AIDEA quickly sought out interest in the project and received 16 responses, ranging from turnkey projects, to single components such as engineering or financing. AIDEA is currently studying the project and considering those proposals to decide how to proceed.
The recently approved package includes $362.5 million in financial incentives to fund a liquefaction plant on the North Slope and an expanded natural gas distribution system in the Interior. The package provides up to $275 million in low-interest financing, a $57.5 million capital appropriation and up to $30 million in pre-existing gas storage tax credits.
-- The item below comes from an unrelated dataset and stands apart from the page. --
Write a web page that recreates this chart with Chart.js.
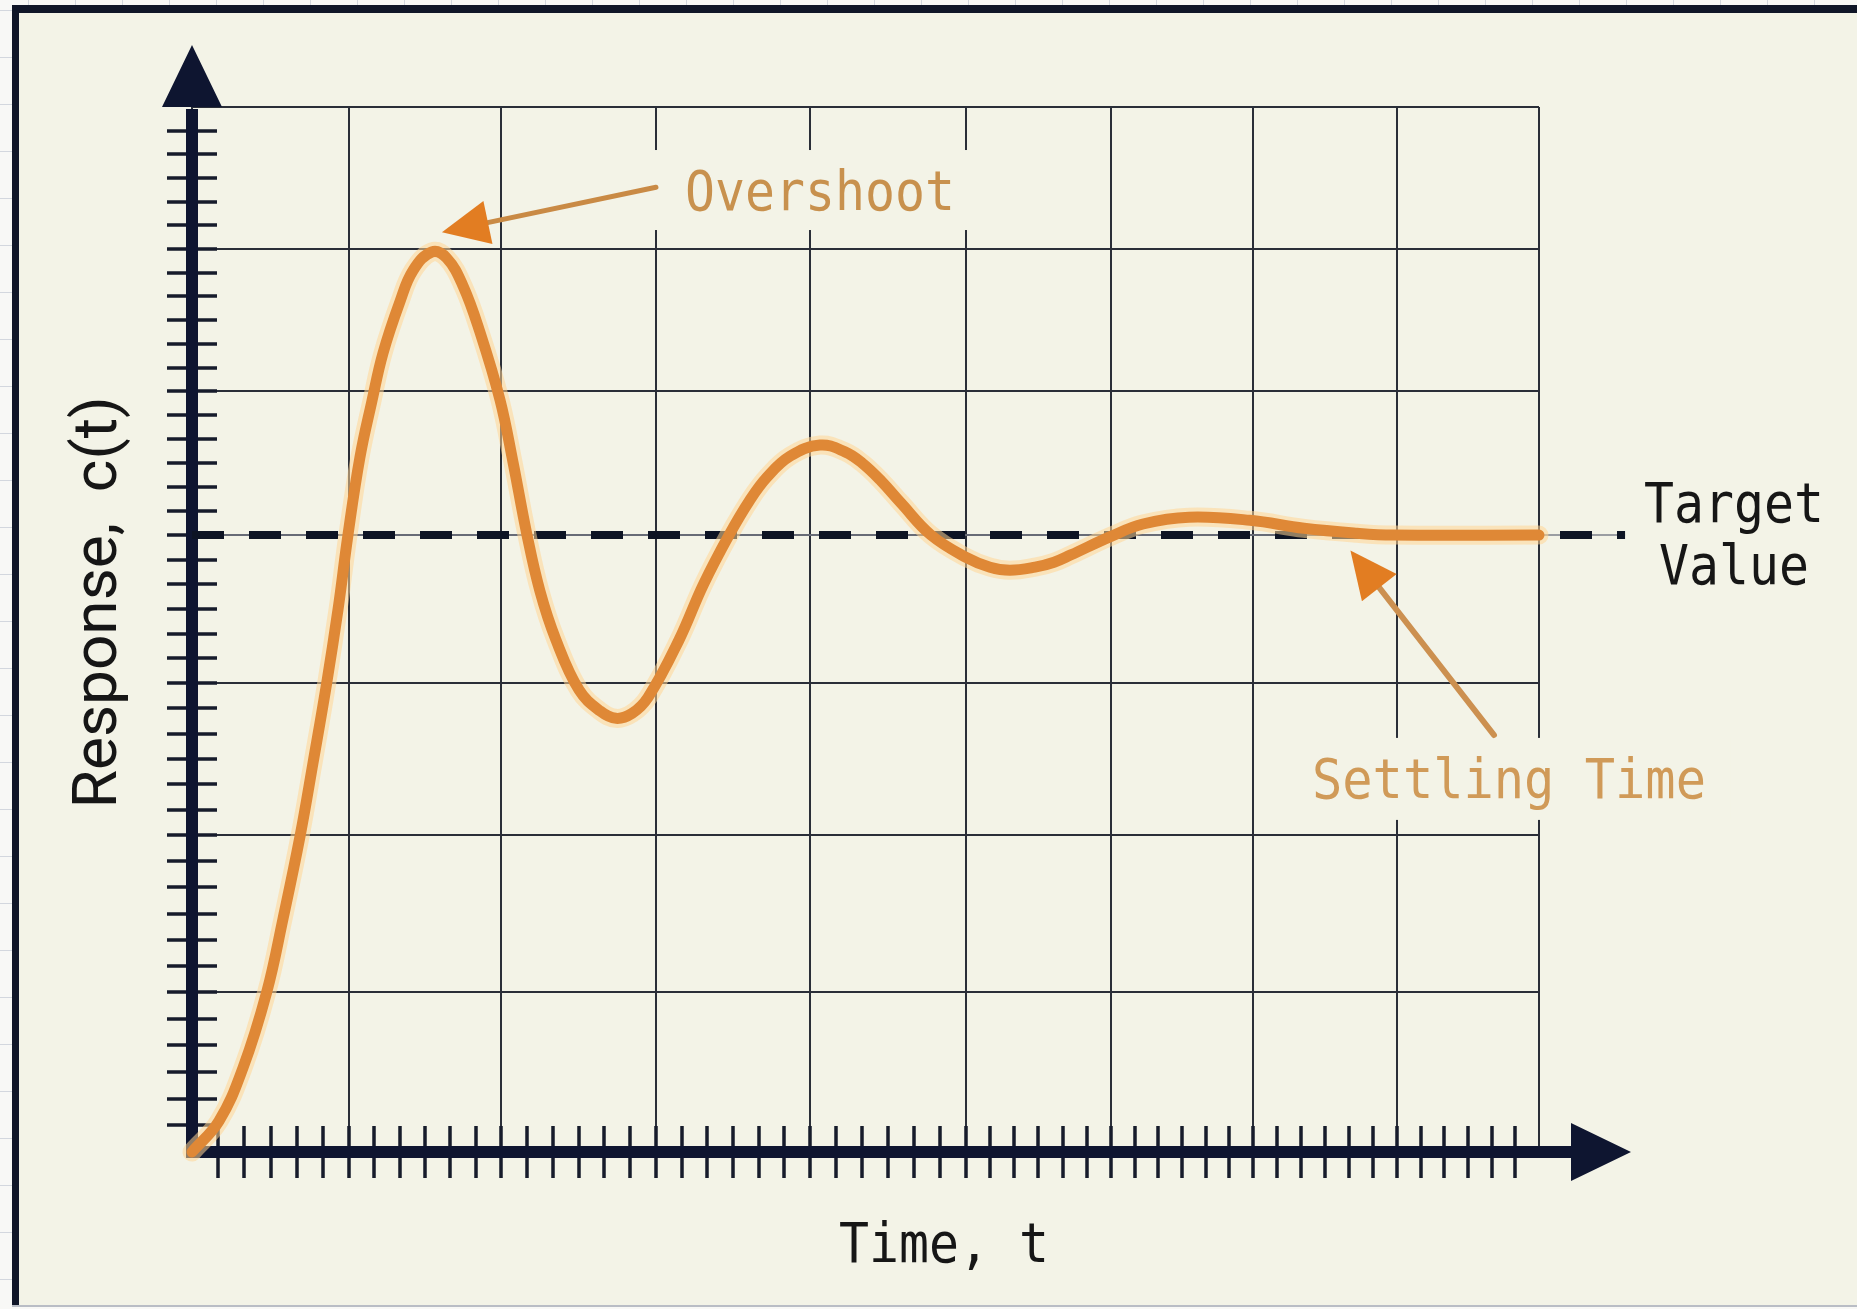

The $275 million to finance the plant is coming from the Sustainable Energy Transmission and Supply fund, created last year. The fund allows AIDEA to loan up to a third of the cost of an energy project, or use local banks to create loan guarantees.
The goal is to fund energy infrastructure without using general fund dollars.
The project is requiring AIDEA to conduct due diligence just as it did for the jack-up rig and the Mustang project, but also to work within the confines of other state agencies.
The Regulatory Commission of Alaska is currently considering competing proposals from two local distributions companies interested in serving the City of North Pole, Eielson Air Force Base and some less-densely populated regions of the Fairbanks North Star Borough. Fairbanks Natural Gas wants to expand its existing service area, while the municipal Interior Alaska Natural Gas Utility wants to start a new service area. Each of the entities is currently challenging the credentials of the other in regulatory documents.
The decision is up to the RCA, but AIDEA will be working with whichever entity gets the service area. “We’re looking for some aspect of commitments on who’s buying gas and how much and where they’re serving before we can say, ‘Now we’re ready to execute procurement,’” Leonard said. “But we are hoping and feeling as we talk to all the parties that this will be done in an expedited way and be done before the end of the year.”
Editor’s note: Part 1 of this story ran in the June 2 issue.